Creative Community for Peace (CCFP), a Los Angeles based group formed in response to the boycott by Hollywood music and entertainment executives, counted 220 international acts in 2017 and eight cancellations, but the group did not produce a similar report for 2018. If that drop-out rate of 3% sounds minimal, a deeper dive gives a more nuanced picture. There are about 100 major shows by foreign musicians each year, and about 20 A-list artists booked to appear by January. As 2019 dawned, a similar number of shows were announced but they included only about 15 top-ranked artists.

A rough count of the large open-air summer shows that attract the largest crowds suggests they are diminishing. In 2017, there were nine park concerts, including Aerosmith, Guns N’ Roses, Justin Bieber and Britney Spears. In 2018, there were only three. So far, only Bon Jovi is booked to play at Hayarkon in 2019. “There’s a clear pattern of less people coming to Israel”, says Israeli promoter Hillel Wachs of 2b Vibes Music, noting that while fewer acts cancel, more are choosing not to come in the first place – a decision that usually occurs without publicity. “There’s been a movement professionally that the issue is discussed in advance so less people actually sign a contract and don’t show up”, he says. Boycotters are “becoming increasingly aggressive in their tactics”, says Ari Ingel, director of CCFP. “Any relatively well-known artist that books to play in Israel can expect some form of BDS pressure on social media and that looks to continue.
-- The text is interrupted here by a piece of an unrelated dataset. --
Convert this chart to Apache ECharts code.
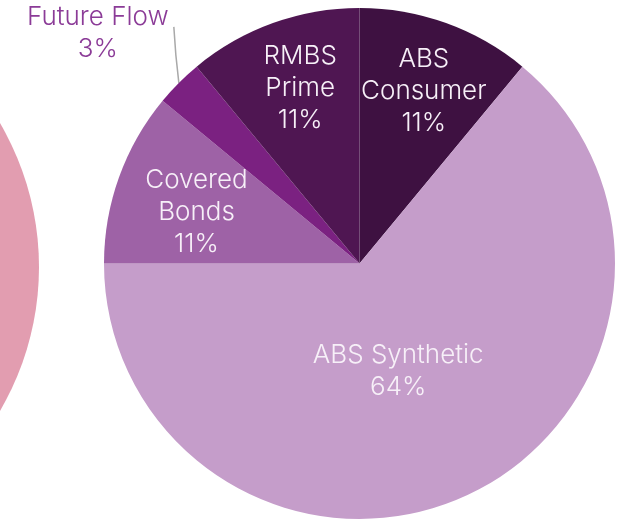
<!DOCTYPE html>
<html>
<head>
<meta charset="utf-8">
<script src="https://cdn.jsdelivr.net/npm/echarts@6/dist/echarts.min.js"></script>
<style>html,body{margin:0;padding:0;background:#fff}#c{width:624px;height:520px}</style>
</head>
<body>
<div id="c"></div>
<script>
const categories = ['ABS Consumer', 'ABS Synthetic', 'Covered Bonds', 'Future Flow', 'RMBS Prime'];
const displayNames = ['ABS\nConsumer', 'ABS Synthetic', 'Covered\nBonds', 'Future Flow', 'RMBS\nPrime'];
const shares = [11, 64, 11, 3, 11];
const colors = ['#3e1141', '#c59dca', '#9e62a6', '#7b2181', '#4f1652'];
const neighbourCategories = ['Other'];
const neighbourShares = [100];

const labelShift = [[20, -49], [-17, -11], [-40, -7], null, [-15, -52]];

const chart = echarts.init(document.getElementById('c'), null, {renderer: 'canvas'});
const font = 'Inter, "Noto Sans", sans-serif';

chart.setOption({
  animation: false,
  series: [
    {
      type: 'pie',
      silent: true,
      center: [-246, 267],
      radius: 285,
      label: {show: false},
      labelLine: {show: false},
      data: neighbourCategories.map((n, i) => ({name: n, value: neighbourShares[i], itemStyle: {color: '#e29db0'}}))
    },
    {
      type: 'pie',
      center: [359.5, 263.5],
      radius: 255.5,
      startAngle: 90,
      clockwise: true,
      itemStyle: {borderWidth: 0},
      label: {
        show: true,
        position: 'inside',
        color: '#f7f0f8',
        fontFamily: font,
        fontWeight: 300,
        fontSize: 26,
        lineHeight: 32,
        align: 'center',
        overflow: 'none',
        formatter: p => displayNames[p.dataIndex] + '\n' + p.percent.toFixed(0) + '%'
      },
      labelLine: {show: false},
      labelLayout: function (params) {
        const i = params.dataIndex;
        if (i === 3) {
          const p0 = params.labelLinePoints ? params.labelLinePoints[0] : [179, 83];
          return {
            x: p0[0] - 81,
            y: p0[1] - 50,
            align: 'center',
            verticalAlign: 'middle',
            labelLinePoints: [p0, [p0[0] - 3, p0[1] - 28], [p0[0] - 5, p0[1] - 56]]
          };
        }
        const s = labelShift[i];
        return {dx: s[0], dy: s[1]};
      },
      data: categories.map((c, i) => {
        const d = {name: c, value: shares[i], itemStyle: {color: colors[i]}};
        if (i === 3) {
          d.label = {position: 'outside', color: '#8b3b97', align: 'center', overflow: 'none', width: 200, edgeDistance: 0, bleedMargin: 0};
          d.labelLine = {show: true, length: 20, length2: 20, lineStyle: {color: '#a9a9a9', width: 1.5}};
        }
        return d;
      })
    }
  ]
});
</script>
</body>
</html>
The bit of success they have had with artists such as Lana Del Rey and Lorde has energized them to put more resources into the cultural boycott sector.” Israel’s victory in last year’s Eurovision means that it will host the 2019 competition in May. A BDS petition spearheaded by the Palestinian Journalists’ Syndicate and a network of Palestinian cultural organizations, urged broadcasters, contestants and the public to boycott the contest.

“Would the Eurovision have held the contest in apartheid South Africa?” it asked. BDS activists say the comparison between Israel and apartheid is valid and make no excuse for singling out Israel ahead of other human rights violators and illegal occupiers like Russia and China. “Was the South African apartheid regime the worst regime in the world at that time? No”, says Eskanda. “Do activists have a responsibility to rank oppressive regimes in order of their flagrant violations of international law and only challenge the worst first? Of course not. Why should Israel be exempt from effective measures, including boycotts and sanctions, to hold it to account for its human rights abuses?”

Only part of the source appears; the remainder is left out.